** Objective **
Extract each line of the data below exactly as written.

** Information provided **
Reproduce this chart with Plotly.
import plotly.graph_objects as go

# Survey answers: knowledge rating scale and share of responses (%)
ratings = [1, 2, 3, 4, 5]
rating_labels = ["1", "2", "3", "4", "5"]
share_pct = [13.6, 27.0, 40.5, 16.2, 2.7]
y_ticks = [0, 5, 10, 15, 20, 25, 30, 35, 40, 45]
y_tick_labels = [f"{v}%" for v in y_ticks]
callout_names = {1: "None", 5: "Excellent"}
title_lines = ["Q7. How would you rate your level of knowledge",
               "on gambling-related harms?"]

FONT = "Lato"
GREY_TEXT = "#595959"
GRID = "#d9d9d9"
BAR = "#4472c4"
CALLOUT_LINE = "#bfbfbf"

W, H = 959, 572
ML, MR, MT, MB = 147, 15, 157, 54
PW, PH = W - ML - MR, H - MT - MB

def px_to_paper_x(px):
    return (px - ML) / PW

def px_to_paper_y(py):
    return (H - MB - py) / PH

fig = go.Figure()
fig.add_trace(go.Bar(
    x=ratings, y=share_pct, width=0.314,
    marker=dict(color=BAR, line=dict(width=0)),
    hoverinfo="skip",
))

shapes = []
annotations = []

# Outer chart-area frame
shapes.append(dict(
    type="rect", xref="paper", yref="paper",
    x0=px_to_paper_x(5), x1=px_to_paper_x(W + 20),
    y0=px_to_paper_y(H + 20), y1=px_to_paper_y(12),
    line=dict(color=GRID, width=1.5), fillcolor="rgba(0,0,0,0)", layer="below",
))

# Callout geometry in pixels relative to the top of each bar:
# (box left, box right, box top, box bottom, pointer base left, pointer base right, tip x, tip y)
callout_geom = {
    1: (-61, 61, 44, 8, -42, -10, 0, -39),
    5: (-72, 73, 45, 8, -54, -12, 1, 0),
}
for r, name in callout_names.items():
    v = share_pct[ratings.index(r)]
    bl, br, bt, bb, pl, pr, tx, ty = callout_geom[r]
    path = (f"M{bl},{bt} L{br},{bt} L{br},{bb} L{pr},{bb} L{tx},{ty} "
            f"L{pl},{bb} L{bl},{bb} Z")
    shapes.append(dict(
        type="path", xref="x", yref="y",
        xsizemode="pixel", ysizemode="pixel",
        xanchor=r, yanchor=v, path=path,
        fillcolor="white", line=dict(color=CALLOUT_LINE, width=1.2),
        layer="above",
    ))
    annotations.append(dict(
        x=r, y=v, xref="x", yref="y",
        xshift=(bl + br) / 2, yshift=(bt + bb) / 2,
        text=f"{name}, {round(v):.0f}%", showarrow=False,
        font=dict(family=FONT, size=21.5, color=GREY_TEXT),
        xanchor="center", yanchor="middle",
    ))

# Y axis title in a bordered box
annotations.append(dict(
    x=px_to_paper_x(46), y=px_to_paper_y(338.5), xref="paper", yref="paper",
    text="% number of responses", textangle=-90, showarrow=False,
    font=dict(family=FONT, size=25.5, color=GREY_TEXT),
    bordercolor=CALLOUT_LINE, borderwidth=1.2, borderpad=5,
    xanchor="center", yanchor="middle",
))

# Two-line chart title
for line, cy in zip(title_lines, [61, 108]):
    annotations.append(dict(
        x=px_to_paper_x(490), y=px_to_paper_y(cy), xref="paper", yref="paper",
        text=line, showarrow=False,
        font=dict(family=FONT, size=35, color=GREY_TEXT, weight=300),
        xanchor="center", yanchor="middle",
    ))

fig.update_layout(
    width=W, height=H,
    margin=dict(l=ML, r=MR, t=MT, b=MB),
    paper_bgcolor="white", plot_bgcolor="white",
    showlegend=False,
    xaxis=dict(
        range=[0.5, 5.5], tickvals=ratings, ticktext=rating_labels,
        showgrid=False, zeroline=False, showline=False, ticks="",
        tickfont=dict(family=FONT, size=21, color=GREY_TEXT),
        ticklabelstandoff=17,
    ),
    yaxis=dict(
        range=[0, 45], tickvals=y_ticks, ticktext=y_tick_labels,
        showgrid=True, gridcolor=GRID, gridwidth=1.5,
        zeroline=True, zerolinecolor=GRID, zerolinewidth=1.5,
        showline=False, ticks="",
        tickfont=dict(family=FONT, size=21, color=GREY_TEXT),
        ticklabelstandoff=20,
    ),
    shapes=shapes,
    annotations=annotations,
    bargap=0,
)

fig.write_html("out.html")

** Solution **
Reproduce this chart with Plotly.
import plotly.graph_objects as go

# Survey answers: knowledge rating scale and share of responses (%)
ratings = [1, 2, 3, 4, 5]
rating_labels = ["1", "2", "3", "4", "5"]
share_pct = [13.6, 27.0, 40.5, 16.2, 2.7]
y_ticks = [0, 5, 10, 15, 20, 25, 30, 35, 40, 45]
y_tick_labels = [f"{v}%" for v in y_ticks]
callout_names = {1: "None", 5: "Excellent"}
title_lines = ["Q7. How would you rate your level of knowledge",
               "on gambling-related harms?"]

FONT = "Lato"
GREY_TEXT = "#595959"
GRID = "#d9d9d9"
BAR = "#4472c4"
CALLOUT_LINE = "#bfbfbf"

W, H = 959, 572
ML, MR, MT, MB = 147, 15, 157, 54
PW, PH = W - ML - MR, H - MT - MB

def px_to_paper_x(px):
    return (px - ML) / PW

def px_to_paper_y(py):
    return (H - MB - py) / PH

fig = go.Figure()
fig.add_trace(go.Bar(
    x=ratings, y=share_pct, width=0.314,
    marker=dict(color=BAR, line=dict(width=0)),
    hoverinfo="skip",
))

shapes = []
annotations = []

# Outer chart-area frame
shapes.append(dict(
    type="rect", xref="paper", yref="paper",
    x0=px_to_paper_x(5), x1=px_to_paper_x(W + 20),
    y0=px_to_paper_y(H + 20), y1=px_to_paper_y(12),
    line=dict(color=GRID, width=1.5), fillcolor="rgba(0,0,0,0)", layer="below",
))

# Callout geometry in pixels relative to the top of each bar:
# (box left, box right, box top, box bottom, pointer base left, pointer base right, tip x, tip y)
callout_geom = {
    1: (-61, 61, 44, 8, -42, -10, 0, -39),
    5: (-72, 73, 45, 8, -54, -12, 1, 0),
}
for r, name in callout_names.items():
    v = share_pct[ratings.index(r)]
    bl, br, bt, bb, pl, pr, tx, ty = callout_geom[r]
    path = (f"M{bl},{bt} L{br},{bt} L{br},{bb} L{pr},{bb} L{tx},{ty} "
            f"L{pl},{bb} L{bl},{bb} Z")
    shapes.append(dict(
        type="path", xref="x", yref="y",
        xsizemode="pixel", ysizemode="pixel",
        xanchor=r, yanchor=v, path=path,
        fillcolor="white", line=dict(color=CALLOUT_LINE, width=1.2),
        layer="above",
    ))
    annotations.append(dict(
        x=r, y=v, xref="x", yref="y",
        xshift=(bl + br) / 2, yshift=(bt + bb) / 2,
        text=f"{name}, {round(v):.0f}%", showarrow=False,
        font=dict(family=FONT, size=21.5, color=GREY_TEXT),
        xanchor="center", yanchor="middle",
    ))

# Y axis title in a bordered box
annotations.append(dict(
    x=px_to_paper_x(46), y=px_to_paper_y(338.5), xref="paper", yref="paper",
    text="% number of responses", textangle=-90, showarrow=False,
    font=dict(family=FONT, size=25.5, color=GREY_TEXT),
    bordercolor=CALLOUT_LINE, borderwidth=1.2, borderpad=5,
    xanchor="center", yanchor="middle",
))

# Two-line chart title
for line, cy in zip(title_lines, [61, 108]):
    annotations.append(dict(
        x=px_to_paper_x(490), y=px_to_paper_y(cy), xref="paper", yref="paper",
        text=line, showarrow=False,
        font=dict(family=FONT, size=35, color=GREY_TEXT, weight=300),
        xanchor="center", yanchor="middle",
    ))

fig.update_layout(
    width=W, height=H,
    margin=dict(l=ML, r=MR, t=MT, b=MB),
    paper_bgcolor="white", plot_bgcolor="white",
    showlegend=False,
    xaxis=dict(
        range=[0.5, 5.5], tickvals=ratings, ticktext=rating_labels,
        showgrid=False, zeroline=False, showline=False, ticks="",
        tickfont=dict(family=FONT, size=21, color=GREY_TEXT),
        ticklabelstandoff=17,
    ),
    yaxis=dict(
        range=[0, 45], tickvals=y_ticks, ticktext=y_tick_labels,
        showgrid=True, gridcolor=GRID, gridwidth=1.5,
        zeroline=True, zerolinecolor=GRID, zerolinewidth=1.5,
        showline=False, ticks="",
        tickfont=dict(family=FONT, size=21, color=GREY_TEXT),
        ticklabelstandoff=20,
    ),
    shapes=shapes,
    annotations=annotations,
    bargap=0,
)

fig.write_html("out.html")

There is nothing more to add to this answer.